DATA EXCERPT:
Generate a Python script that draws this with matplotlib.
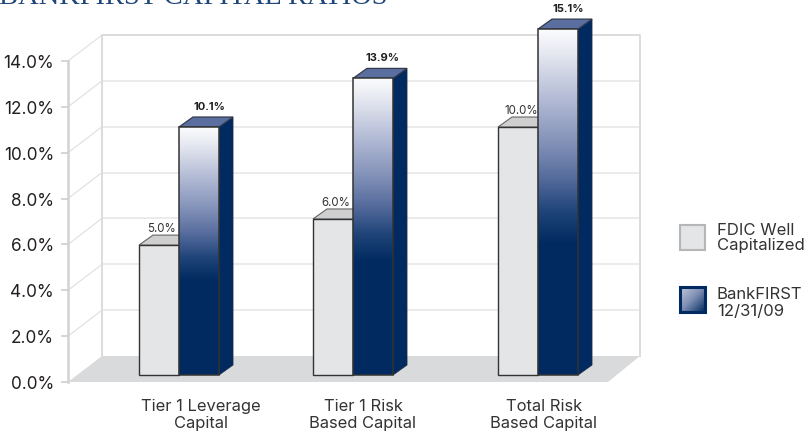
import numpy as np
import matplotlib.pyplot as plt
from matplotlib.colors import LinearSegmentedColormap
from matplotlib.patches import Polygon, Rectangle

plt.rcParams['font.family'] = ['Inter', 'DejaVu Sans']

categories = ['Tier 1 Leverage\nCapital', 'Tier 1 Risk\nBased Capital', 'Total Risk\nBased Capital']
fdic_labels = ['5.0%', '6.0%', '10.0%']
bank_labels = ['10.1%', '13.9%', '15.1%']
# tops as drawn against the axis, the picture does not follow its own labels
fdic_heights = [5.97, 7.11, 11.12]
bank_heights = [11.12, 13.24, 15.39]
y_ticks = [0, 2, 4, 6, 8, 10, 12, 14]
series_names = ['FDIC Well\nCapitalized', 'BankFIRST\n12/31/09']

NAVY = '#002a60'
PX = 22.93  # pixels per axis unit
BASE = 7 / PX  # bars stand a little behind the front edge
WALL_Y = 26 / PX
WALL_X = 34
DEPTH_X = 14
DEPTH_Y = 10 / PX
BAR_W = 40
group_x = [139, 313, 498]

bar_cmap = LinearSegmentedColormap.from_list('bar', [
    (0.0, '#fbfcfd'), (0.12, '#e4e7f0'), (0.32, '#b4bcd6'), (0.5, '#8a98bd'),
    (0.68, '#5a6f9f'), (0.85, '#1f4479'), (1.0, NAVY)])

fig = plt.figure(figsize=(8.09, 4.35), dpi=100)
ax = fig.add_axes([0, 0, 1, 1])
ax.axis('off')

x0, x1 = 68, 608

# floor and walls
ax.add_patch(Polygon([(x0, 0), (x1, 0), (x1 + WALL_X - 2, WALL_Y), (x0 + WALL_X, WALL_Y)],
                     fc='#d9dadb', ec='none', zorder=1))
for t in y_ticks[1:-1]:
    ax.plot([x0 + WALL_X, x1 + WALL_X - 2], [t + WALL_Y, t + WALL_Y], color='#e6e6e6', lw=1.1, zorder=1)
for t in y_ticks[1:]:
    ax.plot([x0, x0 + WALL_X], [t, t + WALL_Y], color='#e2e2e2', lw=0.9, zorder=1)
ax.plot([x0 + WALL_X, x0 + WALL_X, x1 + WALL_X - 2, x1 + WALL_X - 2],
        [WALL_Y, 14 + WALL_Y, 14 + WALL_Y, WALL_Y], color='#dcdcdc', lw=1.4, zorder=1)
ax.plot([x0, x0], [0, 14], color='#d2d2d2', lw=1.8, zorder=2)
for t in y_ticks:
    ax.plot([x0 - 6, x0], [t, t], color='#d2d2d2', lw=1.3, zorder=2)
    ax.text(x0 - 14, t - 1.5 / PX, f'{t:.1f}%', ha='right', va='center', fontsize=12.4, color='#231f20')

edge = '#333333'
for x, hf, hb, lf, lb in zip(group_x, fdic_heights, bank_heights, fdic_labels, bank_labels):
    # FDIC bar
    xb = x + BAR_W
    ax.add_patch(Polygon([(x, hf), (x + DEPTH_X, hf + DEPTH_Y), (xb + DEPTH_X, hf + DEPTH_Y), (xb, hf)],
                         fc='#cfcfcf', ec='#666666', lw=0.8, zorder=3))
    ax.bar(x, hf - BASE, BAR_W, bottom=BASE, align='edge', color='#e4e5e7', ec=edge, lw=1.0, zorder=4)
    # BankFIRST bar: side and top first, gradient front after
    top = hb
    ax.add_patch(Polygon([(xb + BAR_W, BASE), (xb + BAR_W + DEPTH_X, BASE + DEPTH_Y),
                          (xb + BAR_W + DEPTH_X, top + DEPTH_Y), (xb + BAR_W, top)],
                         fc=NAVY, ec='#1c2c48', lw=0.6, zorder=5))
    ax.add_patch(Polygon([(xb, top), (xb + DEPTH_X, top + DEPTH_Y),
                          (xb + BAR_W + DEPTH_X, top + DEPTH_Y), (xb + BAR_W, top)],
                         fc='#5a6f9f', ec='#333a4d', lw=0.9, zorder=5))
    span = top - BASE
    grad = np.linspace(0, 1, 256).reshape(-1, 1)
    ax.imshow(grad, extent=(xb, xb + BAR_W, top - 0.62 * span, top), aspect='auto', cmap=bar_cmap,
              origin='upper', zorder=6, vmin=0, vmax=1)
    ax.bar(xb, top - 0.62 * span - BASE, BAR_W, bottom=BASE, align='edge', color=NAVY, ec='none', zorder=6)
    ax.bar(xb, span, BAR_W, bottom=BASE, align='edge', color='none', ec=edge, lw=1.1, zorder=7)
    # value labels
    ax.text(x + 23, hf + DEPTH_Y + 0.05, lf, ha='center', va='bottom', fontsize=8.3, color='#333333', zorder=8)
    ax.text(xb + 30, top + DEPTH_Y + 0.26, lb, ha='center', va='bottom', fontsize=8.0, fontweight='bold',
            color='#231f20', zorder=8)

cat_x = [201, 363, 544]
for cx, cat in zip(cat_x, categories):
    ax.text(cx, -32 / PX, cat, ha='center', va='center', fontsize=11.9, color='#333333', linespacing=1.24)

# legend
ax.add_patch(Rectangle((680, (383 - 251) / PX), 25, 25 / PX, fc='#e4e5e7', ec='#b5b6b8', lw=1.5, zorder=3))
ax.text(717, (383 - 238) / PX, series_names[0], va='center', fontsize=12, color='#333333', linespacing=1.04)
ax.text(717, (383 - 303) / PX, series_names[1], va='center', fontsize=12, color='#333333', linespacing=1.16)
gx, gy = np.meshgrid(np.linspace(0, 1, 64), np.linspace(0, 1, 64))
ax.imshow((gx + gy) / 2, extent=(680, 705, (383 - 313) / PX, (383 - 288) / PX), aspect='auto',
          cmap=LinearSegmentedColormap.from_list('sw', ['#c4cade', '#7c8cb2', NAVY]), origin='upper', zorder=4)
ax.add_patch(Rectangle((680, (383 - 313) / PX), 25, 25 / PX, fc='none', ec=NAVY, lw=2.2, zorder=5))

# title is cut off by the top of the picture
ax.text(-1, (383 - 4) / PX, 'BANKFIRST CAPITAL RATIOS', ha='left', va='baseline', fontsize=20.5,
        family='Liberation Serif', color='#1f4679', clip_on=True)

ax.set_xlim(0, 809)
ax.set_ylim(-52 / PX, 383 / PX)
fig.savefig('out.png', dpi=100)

EXERCISE GOAL: Return only the lines from the start of the data through the line that contains "plt.rcParams['font.family'] = ['Inter', 'DejaVu", please, copying them exactly and omitting all pictures.

RESULT OF THE EXERCISE:
Generate a Python script that draws this with matplotlib.
import numpy as np
import matplotlib.pyplot as plt
from matplotlib.colors import LinearSegmentedColormap
from matplotlib.patches import Polygon, Rectangle

plt.rcParams['font.family'] = ['Inter', 'DejaVu Sans']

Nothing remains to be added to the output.